Mary Deros says farewell after 27 years as Parc Extension’s city councillor

Seven-term local rep lost November 2 election by 44 votes after a recount

For someone who just lost her first election in 27 years, Mary Deros was in a remarkably upbeat mood earlier this week, around two weeks after the November 2 City of Montreal elections.

First elected as the city councillor for Parc Extension district in 1998, Deros was easily re-elected in most elections after then, although her share of the vote had steadily declined to within just a few hundred ballots of her nearest rival in the 2021 vote.

Defeated by 44 votes

In the latest round of balloting at the beginning of this month, the result gave a razor-thin six-vote advantage to Projet Montréal’s Elvira Carhuallanqui. But after Deros filed for a judicial recount, Carhuallanqui finished 44 votes ahead and Deros’ time in office was officially over.
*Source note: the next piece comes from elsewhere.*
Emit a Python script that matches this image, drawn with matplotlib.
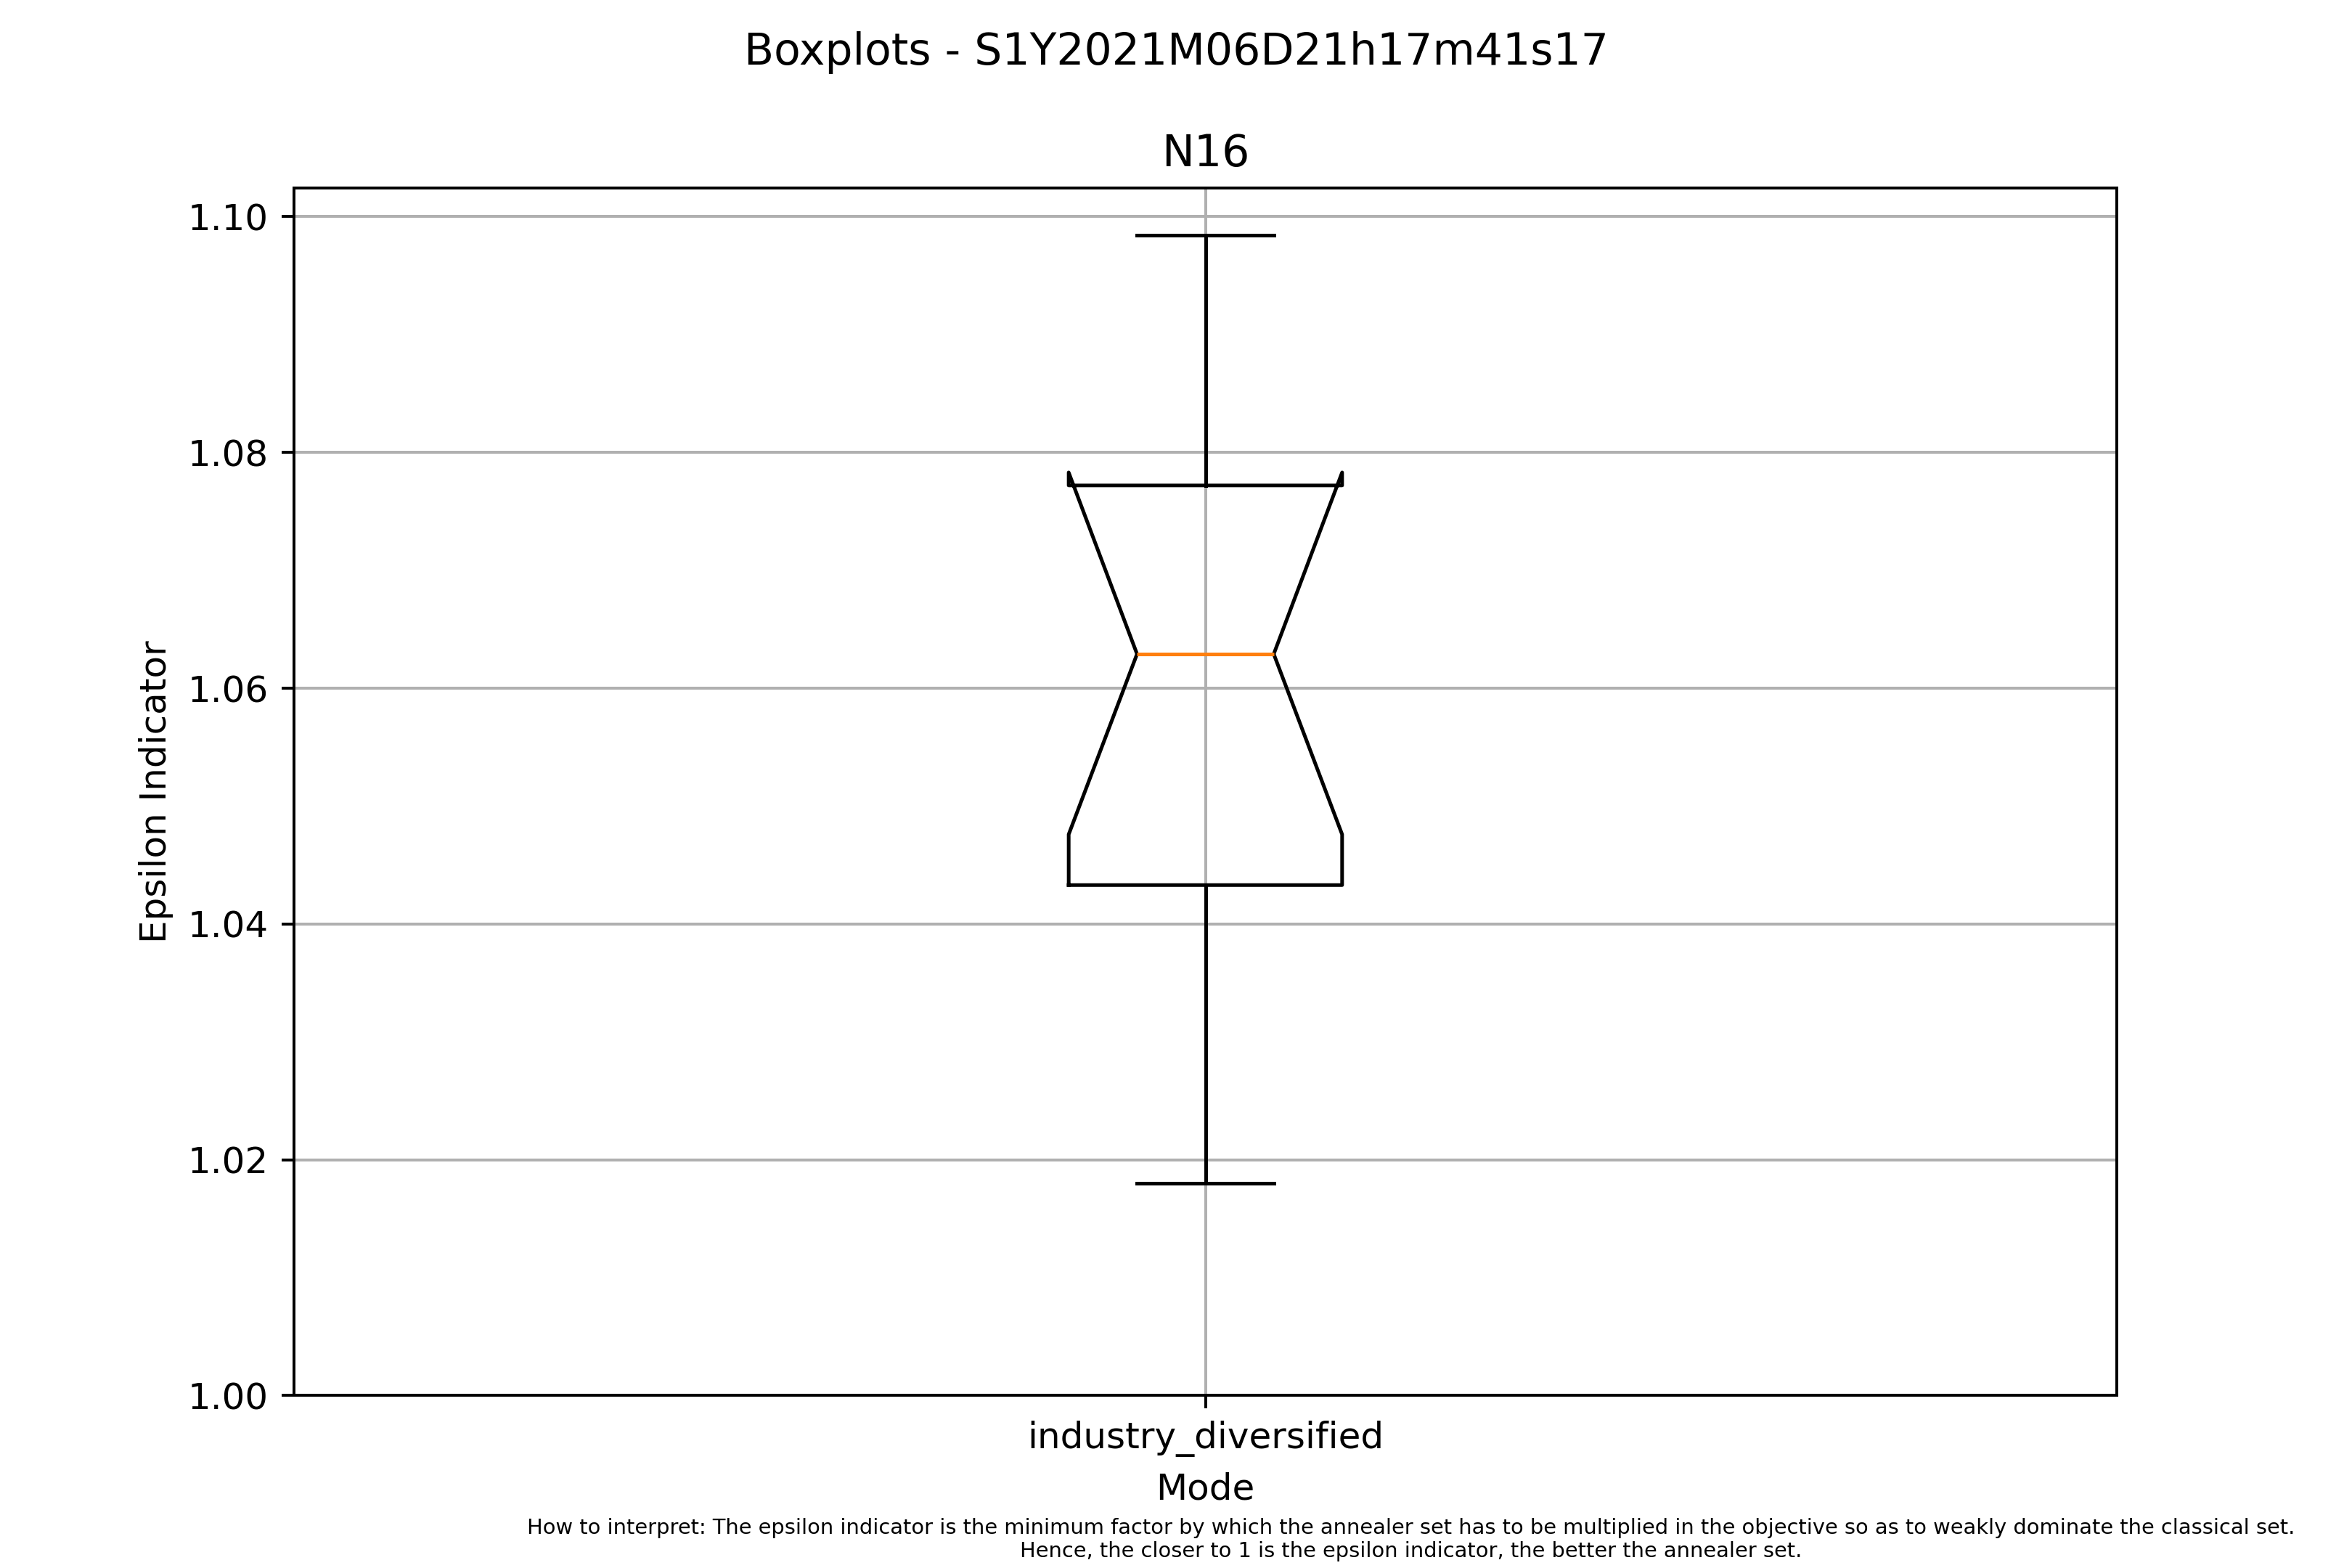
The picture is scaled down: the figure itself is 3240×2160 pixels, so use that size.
import matplotlib
matplotlib.use("Agg")
import matplotlib.pyplot as plt

modes = ["industry_diversified"]
whislo = [1.0180]
q1 = [1.0433]
med = [1.0629]
q3 = [1.0772]
whishi = [1.0984]
cilo = [1.0476]
cihi = [1.0783]

stats = []
for i, m in enumerate(modes):
    stats.append(dict(label=m, whislo=whislo[i], q1=q1[i], med=med[i], q3=q3[i],
                      whishi=whishi[i], cilo=cilo[i], cihi=cihi[i], fliers=[]))

fig, ax = plt.subplots(figsize=(9, 6), dpi=360)
ax.bxp(stats, shownotches=True, showfliers=False)
ax.set_ylim(bottom=1.0)
ax.grid(True)
ax.set_title("N16")
fig.suptitle("Boxplots - S1Y2021M06D21h17m41s17")
ax.set_xlabel("Mode")
ax.set_ylabel("Epsilon Indicator")
fig.text(0.6, 0.004,
         "How to interpret: The epsilon indicator is the minimum factor by which the annealer set has to be multiplied in the objective so as to weakly dominate the classical set.\n"
         "Hence, the closer to 1 is the epsilon indicator, the better the annealer set.",
         ha="center", va="bottom", fontsize="xx-small")
fig.savefig("out.png", dpi=360)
Defeated Parc Extension city councillor Mary Deros is seen here with Quebec Premier François Legault in 2019 when the University of Montreal’s Outremont campus opened in the former train yard just south of Parc Extension in Outremont. (File photo: Martin C. Barry, Newsfirst Multimedia)

“I’m doing well,” she replied to Nouvelles Parc Extension News when asked how she was bearing up after an outcome that for most people could only have been disappointing.

While there is a perception of successful politicians that they waltz through elections and score easy wins, the most experienced will tell you about all the effort and teamwork that go into campaigning.

And then there’s the constant and nagging insecurity (even when there are wide margins of victory) that the next election will be the one when the bottom finally falls out.

A deflating loss

Like prize fighters, most politicians with who establish a good track record eventually hope to go out in a blaze of glory, with at least one last electoral win, rather than a deflating loss. Adding to the bitterness in Deros’s case is the fact the decision was so close.

Deros (left) was a regular at Parc Extension’s India Independence Day festivities, as seen here during the summer of 2018. (File photo: Martin C. Barry, Newsfirst Multimedia)

“All I can say is that I feel enlightened, relieved that it’s over,” she said. “Time to move on to other things.”

Over nearly the past three decades, Deros, like a neighborhood overseer, was renowned for her seemingly omniscient awareness of everything going on in her district, along with her detail-focused management of issues like trash removal and local traffic management.

A network of contacts throughout the area would keep her clued in as to what was going on at any given moment. Anyone who spent just five minutes in Deros’s company would hear the buzz of her smartphone in silent mode going off every few seconds at times.

She was the go-to during crises

Mary Deros with Montreal mayor Soraya Martinez Ferrada earlier this year when Martinez Ferrada first decided to run for the office. (File photo: Martin C. Barry, Newsfirst Multimedia)

There might be texts from residents about the latest local crises, perhaps involving invasions of mice, or seniors stranded in their homes because of inadequate snow clearance during the winter on Parc Extension’s densely-populated streets.

Deros first entered politics at the invitation of former Montreal mayor Pierre Bourque who led the Vision Montreal party.

Before then, she had been a highly-active board member with a local soccer association as well as the Parc Extension Youth Organization (PEYO). Deros always expressed immense gratitude to Bourque for providing her with the springboard that propelled her forward into many decades of involvement in Montreal city politics.

Time to relax, says Deros

As for what she plans to do with her time from now on, Deros said she has no special plans. “Just taking it easy, put my house in order,” she said, adding that she needs to find space at home for the 27 years’ worth of memorabilia that she had accumulated at the office.

“I’m going to sit at home and relax, visit friends, catch up on things and enjoy the company of my granddaughter,” she said. “I will be home more often, I will be cooking, I will be baking. The Christmas holidays are coming up, so there’s going to be a lot of Christmas celebrating.”